Há momentos em que dizer certas verdades é inútil, porque apenas desestimulam ou magoam, sem que nada de proveitoso possa ser extraído de sua revelação. Porém, há também as vezes em que, ainda que se saiba que ela possa magoar, a verdade deve ser dita – o que quase sempre é o caso -, porque ela pode trazer luz e até salvar, apesar do sofrimento. Quem ama e deseja ver o sucesso de alguém age assim, mesmo que corra o risco de ser mal interpretado – porque ser mal interpretado não mata, mas culpa, por omissão principalmente, mata sim, lenta e implacavelmente.

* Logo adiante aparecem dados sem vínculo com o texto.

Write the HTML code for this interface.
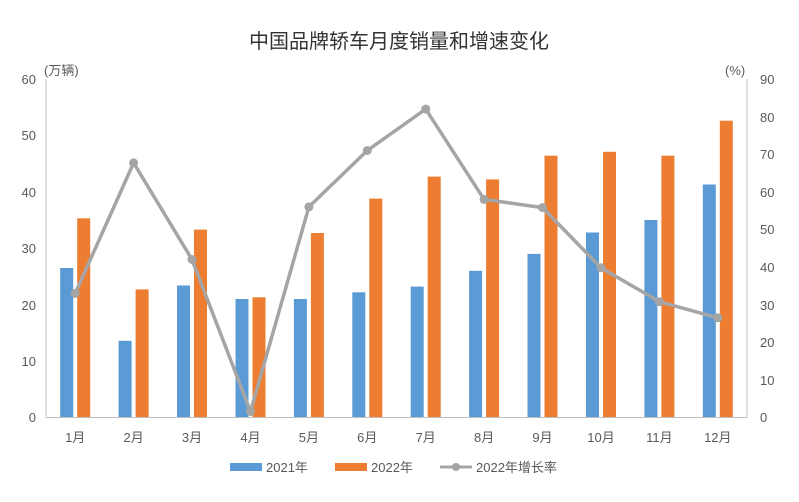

É por isso que muitos brasileiros têm sido obrigados a chamar às falas muitos daqueles que outrora admiravam e defendiam. Chega um determinado momento em que ou assim se faz ou abandonam-se os que se tinha como amigos. Ora, quando se é amigo de alguém, o mínimo que reza a dignidade é dar-lhe a chance de se defender ou de confirmar aquilo sobre o que repousa nossa suspeita de estar acontecendo. E não há como fazer isso sem dizer a verdade sobre o que estamos vendo e sentindo. É uma questão de lealdade e de justiça.

Assim, através da imprensa e da internet, muitos têm chamado às falas a OAB, a Igreja, o Ministério Público, a Justiça, o Congresso, as Forças Armadas e a própria mídia. Ninguém saiu por aí cobrando reação, e muito menos dignidade, do MST, da CUT, dos movimentos de esquerda e já desistiram (os que algum dia foram iludidos) de o fazer em relação ao PT ou ao próprio Presidente Lula. E por que ninguém fez isso? Porque destes últimos não se esperava nada diferente do que estão a fazer. Já daqueles em que se depositava confiança ou, no mínimo esperança espera-se ao menos o direito de questionar, de se indignar, sem que isso signifique uma declaração de oposição explícita, ou de animosidade.

Pelo amor de Deus! Cobrar atitudes e posicionamentos verbais, diante do silêncio mórbido e cruel das instituições do país, agora virou oposicionismo e animosidade? A sociedade não está apática coisa nenhuma. As instituições é que estão, a maioria delas. A sociedade está falando e fazendo o que e como pode – ela apenas não encontra eco. Quando todas as instituições silenciam ou são dúbias em seu posicionamento diante dos fatos, elas transmitem para a sociedade um sinal de que, se as coisas não estão boas, elas estão ao menos sob controle. A dúvida muitas vezes é a mãe da apatia e dos desentendimentos. E, para finalizar: ninguém cobra atitude daqueles em quem deixou de confiar ou daqueles em quem não acredita serem capazes de agir.

1 comment:

  1. "A sociedade está sim paralisada por outros dois motivos, que não têm nada a ver com apatia: medo da reação violenta da minoria que ensaia tomar o país (violência essa eficazmente demonstrada inúmeras vezes) e estrangulamento econômico – de modo que tenha que se preocupar em pagar contas e não possa sair em busca de justiça."

    Esta afirmação não só é verdadeira, como é universal (o que suporta sua veracidade): basta ver o medo que o mundo de hoje tem de suportar Israel na sua luta contra inimigos que nada mais querem do que exterminá-la. Vão ganhando, assim, os terroristas daqui e d'acolá.